Margin was their euphemism for track changes, which would almost certainly be necessary. It also assumed their being able to continue the “Sieg”, the nickname that someone had given this oddball formation. Any German warship that strayed outside the Sieg would consume coal at a significantly greater rate. (NOTE 6)
“I’ll have it checked, sir.” (NOTE 7)
1) Sir Cecil Spring-Rice greatly preferred working with Theodore Roosevelt over Woodrow Wilson, whom he would decry as a “mysterious personage.” He seemed to have been remarkably less effective than his predecessor (perhaps partly due to an intense longing for TR’s return) and he reportedly had an “immense dislike of any British visitors ... that were not under the control of his embassy.” What his reactions would have been to the sudden responsibility for thirteen hundred or so surprise “visitors” in the form of Patey’s officers and men can only be imagined.
5) There had indeed been a debris field but Crystal Palace must have passed by it several hours earlier. Post-war estimates put the closest approach of Crystal Palace to the debris field at between 10 and 20 miles. The path of the debris field was finally resolved 91 years later with the discovery on Vestmannaeyjar by Ander Jeansay of a life boat fragment bearing the ship’s name.

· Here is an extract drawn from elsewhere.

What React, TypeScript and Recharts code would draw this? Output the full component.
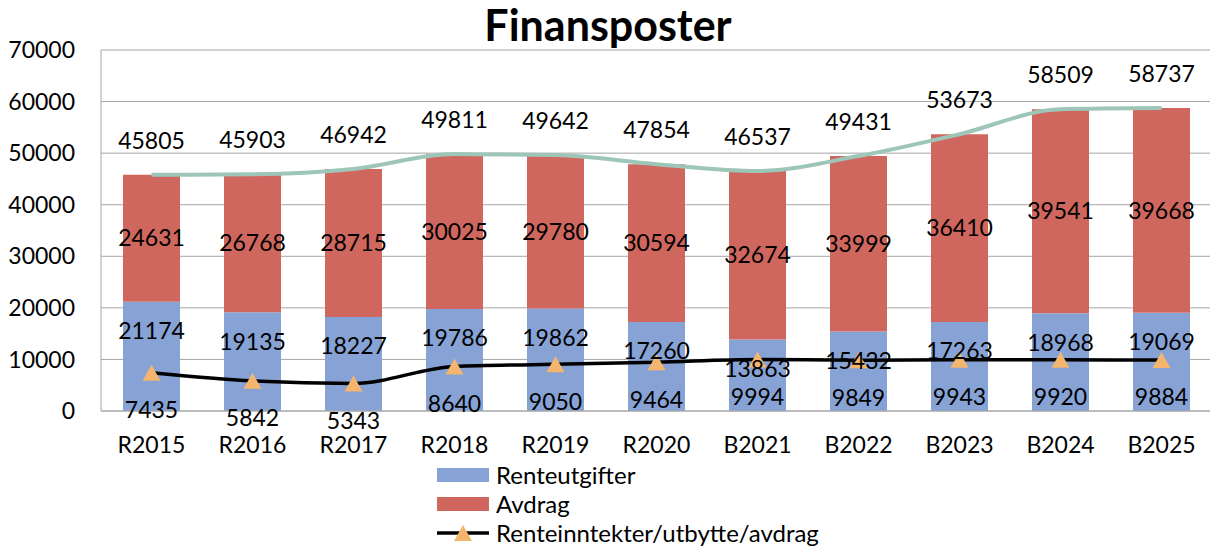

A great many historians had searched for decades for something like the treasure found by Mr. Jeansay but all had come up empty. Ironically, Jeansay was not a grizzled researcher but an American high school exchange student, and he discovered it via the simple expedient of sitting on it during one (reportedly) quite memorable evening during jódhátid.
6) The KM would investigate the possibilities of the “Sieg” but would never be able to replicate the success achieved by the Hanzik Force under any non-duplicate conditions. The conclusion was that, yes, a ship of greater size could improve the fuel performance of a smaller consort following close behind, but that the gains were generally minuscule. It took multiple ships of far greater size to achieve the gains seen by Hanzik, and such conditions were deemed remote in other applications.
7) The Sieg resulted in a great many stories, however, not all of them were reproduced in contemporary tracts, mainly due to fears of retribution. To amuse themselves, some sailors threw objects across the gaps to each other as their ships raced along at such close quarters. Indeed, Admiral Hanzik himself caused some of the anecdotes. The Admiral was concerned - rightly so - that bursts of signal flags might alarm those at the helms of the liners. Thus, his information demands were generally met by shouting from one deck to another, relaying them around the tight formation as necessary. These hails were unprecedented - yet soon commonplace - and the method became known as the “Sieg Heil”.